Une autre étude a donc récemment été publiée2, dans laquelle les chercheurs montrent que cette méthode peut être employée pour analyser le niveau de gélatinisation des parchemins. La technique a d’abord été testée et validée sur des parchemins modernes, puis employée pour analyser des parchemins historiques du 13e siècle du fonds prestigieux de la médiathèque de Chartres. Plus de 200 de ces documents avaient été exposés à la chaleur d’un incendie lors d’un bombardement au cours de la Seconde Guerre mondiale, ce qui avait entraîné des dommages importants et une gélatinisation. Gaël Latour et ses collègues ont utilisé ces feuillets inestimables pour prouver qu’il est possible de quantifier le degré de dégradation à l’aide de la microscopie multiphotonique, tout en ne leur causant aucun dommage supplémentaire.
« Maintenant, nous cherchons également à comprendre comment la dégradation se produit », ajoute Gaël Latour. « Nous sommes partis de parchemins modernes que nous avons artificiellement dégradés en les exposant à une chaleur sèche et des températures supérieures à 100°C pour simuler leur vieillissement. Nous les avons ensuite analysés par microscopie pour quantifier leur dégradation ».
« Normalement, la gélatine se forme en exposant des tissus animaux collagéniques à des températures élevées – c’est ainsi que l’on fabrique la gélatine utilisée dans les bonbons, par exemple. Mais nous savons que les parchemins n’ont pas tous été exposés à une telle chaleur. Dans la majorité des cas, la dégradation du collagène est donc probablement le résultat d’une acidification due à l’activité bactérienne sur les documents, qui peut produire un fluide acide si le parchemin est stocké en milieu humide », ajoute Marie-Claire Schanne-Klein. L’équipe s’apprête à étudier plus en détail ce phénomène et à mettre à l’épreuve cette hypothèse.
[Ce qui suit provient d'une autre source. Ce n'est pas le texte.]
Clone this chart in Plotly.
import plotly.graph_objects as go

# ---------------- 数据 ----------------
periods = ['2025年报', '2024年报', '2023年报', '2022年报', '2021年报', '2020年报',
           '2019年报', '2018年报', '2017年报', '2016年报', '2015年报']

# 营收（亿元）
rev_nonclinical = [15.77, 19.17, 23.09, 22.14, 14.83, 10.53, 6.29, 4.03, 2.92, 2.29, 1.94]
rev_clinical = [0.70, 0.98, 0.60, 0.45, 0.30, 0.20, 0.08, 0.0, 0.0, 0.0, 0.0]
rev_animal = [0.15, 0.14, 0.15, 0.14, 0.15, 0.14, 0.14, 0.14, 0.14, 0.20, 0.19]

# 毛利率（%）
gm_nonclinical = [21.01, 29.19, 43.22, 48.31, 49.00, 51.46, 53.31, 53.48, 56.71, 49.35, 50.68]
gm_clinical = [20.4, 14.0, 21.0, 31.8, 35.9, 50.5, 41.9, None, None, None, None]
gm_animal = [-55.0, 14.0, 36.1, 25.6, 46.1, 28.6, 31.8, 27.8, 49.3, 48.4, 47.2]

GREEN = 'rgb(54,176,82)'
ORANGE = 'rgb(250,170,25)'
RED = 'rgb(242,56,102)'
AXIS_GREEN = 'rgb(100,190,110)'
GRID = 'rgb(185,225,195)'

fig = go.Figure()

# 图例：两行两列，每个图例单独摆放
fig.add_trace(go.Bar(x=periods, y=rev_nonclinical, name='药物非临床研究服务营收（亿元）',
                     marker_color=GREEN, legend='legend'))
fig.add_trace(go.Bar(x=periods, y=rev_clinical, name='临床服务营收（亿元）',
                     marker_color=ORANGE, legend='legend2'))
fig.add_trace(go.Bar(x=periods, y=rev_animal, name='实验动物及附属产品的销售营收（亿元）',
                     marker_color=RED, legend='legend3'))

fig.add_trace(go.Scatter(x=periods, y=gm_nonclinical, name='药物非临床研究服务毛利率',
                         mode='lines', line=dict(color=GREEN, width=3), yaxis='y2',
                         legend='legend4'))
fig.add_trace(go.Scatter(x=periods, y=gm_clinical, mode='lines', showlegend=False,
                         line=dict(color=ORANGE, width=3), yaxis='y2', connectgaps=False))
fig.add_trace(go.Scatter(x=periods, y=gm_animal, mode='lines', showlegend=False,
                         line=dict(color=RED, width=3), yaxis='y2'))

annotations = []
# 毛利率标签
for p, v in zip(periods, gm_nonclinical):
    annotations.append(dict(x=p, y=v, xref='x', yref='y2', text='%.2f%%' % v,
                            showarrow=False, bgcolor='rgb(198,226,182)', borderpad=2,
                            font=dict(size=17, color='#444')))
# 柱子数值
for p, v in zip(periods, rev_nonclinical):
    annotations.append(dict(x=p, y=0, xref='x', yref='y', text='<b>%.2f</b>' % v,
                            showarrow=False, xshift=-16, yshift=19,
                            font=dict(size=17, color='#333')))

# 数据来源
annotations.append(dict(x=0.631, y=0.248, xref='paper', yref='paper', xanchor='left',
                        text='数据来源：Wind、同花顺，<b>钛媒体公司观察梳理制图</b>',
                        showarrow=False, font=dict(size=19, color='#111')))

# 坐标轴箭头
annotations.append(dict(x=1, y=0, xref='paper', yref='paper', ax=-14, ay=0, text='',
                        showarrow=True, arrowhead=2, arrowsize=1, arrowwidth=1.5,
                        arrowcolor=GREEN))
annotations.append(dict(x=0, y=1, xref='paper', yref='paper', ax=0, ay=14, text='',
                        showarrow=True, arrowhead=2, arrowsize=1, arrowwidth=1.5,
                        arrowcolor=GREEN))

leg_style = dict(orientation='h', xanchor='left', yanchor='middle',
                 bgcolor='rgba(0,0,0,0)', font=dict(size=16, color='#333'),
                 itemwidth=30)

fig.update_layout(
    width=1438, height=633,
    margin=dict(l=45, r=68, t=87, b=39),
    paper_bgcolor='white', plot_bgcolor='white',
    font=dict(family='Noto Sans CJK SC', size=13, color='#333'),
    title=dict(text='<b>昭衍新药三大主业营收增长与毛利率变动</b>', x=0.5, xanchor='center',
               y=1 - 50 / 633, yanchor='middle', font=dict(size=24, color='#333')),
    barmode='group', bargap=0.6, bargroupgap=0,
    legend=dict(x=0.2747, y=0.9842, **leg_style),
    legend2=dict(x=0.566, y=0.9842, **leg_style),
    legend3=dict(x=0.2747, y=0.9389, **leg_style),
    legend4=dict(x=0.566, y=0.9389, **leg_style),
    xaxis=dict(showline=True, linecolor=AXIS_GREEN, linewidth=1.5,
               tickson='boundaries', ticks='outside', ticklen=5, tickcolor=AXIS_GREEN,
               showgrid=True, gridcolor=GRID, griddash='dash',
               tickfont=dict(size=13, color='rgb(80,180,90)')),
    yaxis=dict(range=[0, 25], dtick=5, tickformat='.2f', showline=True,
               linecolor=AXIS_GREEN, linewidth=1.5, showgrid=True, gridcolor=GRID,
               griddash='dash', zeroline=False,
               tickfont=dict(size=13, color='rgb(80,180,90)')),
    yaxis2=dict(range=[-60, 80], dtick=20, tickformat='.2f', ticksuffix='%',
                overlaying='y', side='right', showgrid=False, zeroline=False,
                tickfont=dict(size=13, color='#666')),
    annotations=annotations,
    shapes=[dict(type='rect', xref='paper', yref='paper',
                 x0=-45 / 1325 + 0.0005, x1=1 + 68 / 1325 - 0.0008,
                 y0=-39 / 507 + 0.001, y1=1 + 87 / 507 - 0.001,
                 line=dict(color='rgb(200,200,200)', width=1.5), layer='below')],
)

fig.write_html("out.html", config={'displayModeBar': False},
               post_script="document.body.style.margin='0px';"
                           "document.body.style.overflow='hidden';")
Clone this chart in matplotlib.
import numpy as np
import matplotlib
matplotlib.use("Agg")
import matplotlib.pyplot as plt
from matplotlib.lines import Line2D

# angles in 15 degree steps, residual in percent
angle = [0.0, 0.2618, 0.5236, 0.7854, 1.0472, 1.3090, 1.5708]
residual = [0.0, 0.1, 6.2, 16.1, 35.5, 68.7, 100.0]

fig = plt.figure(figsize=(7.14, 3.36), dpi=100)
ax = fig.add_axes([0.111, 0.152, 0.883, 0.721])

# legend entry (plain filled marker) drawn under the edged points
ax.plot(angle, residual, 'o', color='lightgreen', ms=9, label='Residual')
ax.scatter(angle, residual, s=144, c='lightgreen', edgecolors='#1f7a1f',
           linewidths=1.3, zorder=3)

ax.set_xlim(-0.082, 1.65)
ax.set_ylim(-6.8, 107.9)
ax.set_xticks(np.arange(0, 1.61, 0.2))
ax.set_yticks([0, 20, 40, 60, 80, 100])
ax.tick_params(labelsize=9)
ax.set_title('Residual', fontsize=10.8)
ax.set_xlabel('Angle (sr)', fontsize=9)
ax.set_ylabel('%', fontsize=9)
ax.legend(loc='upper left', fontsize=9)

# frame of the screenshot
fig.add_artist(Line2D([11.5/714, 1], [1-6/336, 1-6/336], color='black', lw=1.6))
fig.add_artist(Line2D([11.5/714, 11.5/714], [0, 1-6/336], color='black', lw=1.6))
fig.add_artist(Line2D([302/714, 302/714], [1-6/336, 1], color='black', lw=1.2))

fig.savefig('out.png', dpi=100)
Les chercheurs ne comptent cependant pas s’arrêter aux parchemins. Les musées fourmillent en effet d’objets historiques et de matériaux contenant de la peau et du collagène – notamment le cuir brut, le cuir utilisé pour les vêtements, ou les spécimens d’histoire naturelle. Et il existe également d’autres biomolécules présentant des harmoniques (notamment la cellulose que l’on trouve dans les plantes), de sorte qu’il est possible d’analyser les tissus anciens, les instruments de musique en bois et de nombreux autres objets – chacun ayant sa propre histoire à raconter.